There is written evidence of trug making locally going back to the 15th C, so who knows how long it’s been going on really.

We haven’t got one — they’re frightfully expensive — but I’m told a good trug can hold water. There are at least two shops still making them. We know because we pass them occasionally; they’re a couple of miles apart.

I don’t know if this guy is a freelance trug monger, but it’s a shot from one of the country fairs earlier this month. I didn’t look at his prices.

September 18, 2019 — 8:06 pm
Comments: 4

lol england

Things spotted in back gardens that border footpaths.

This is no random assembly of cement chunks and garden sculpture. Oh, no. This here is art, friends. This is a thing here.

There used to be a house near us with a roof lined by concrete garden animals of one kind or another. They’re gone now. I have a sad feeling it was a house owned by some old coot who is no longer with us.

Hello, Monday.
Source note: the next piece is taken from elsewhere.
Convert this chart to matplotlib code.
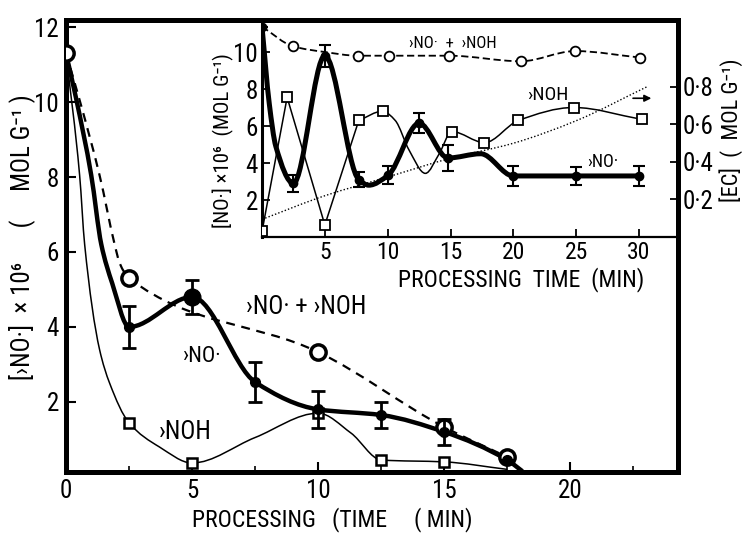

How was your weekend?

September 16, 2019 — 8:40 pm
Comments: 12

And your little dog, too!

A lady who makes things out of wheat sheaves sold us this. She said it was a ‘kitchen witch’ — a good luck symbol.

Turns out, she weren’t lying:

In England

Although largely unknown in modern England, the Kitchen Witch was known in England during Tudor times.

The will of John Crudgington, from Newton, Worfield, Shropshire in England, dated 1599, divides his belongings amongst his wife and three children, “except the cubbard in the halle the witche in the kytchyn which I gyve and bequeathe to Roger my sonne.”

So it’s period for the house. I’ll let you know if I stop dropping cans of soup on my toe or cutting myself.

Nota bene: yes! New Dead Pool today, 6WBT. Sorry about Mugabe, y’all. I mean, not sorry, obviously.

September 5, 2019 — 8:23 pm
Comments: 12

Steam tractor

Her name is Titaness, since you probably can’t read it spelled out in gold leaf on the side. I don’t know if she took her turn plowing. Seems like a machine like this would mash down more soil than it tore up.

And with that, I’m off for a book and a gin. I think I have a little bug; I’ve been dragging tail for a few days.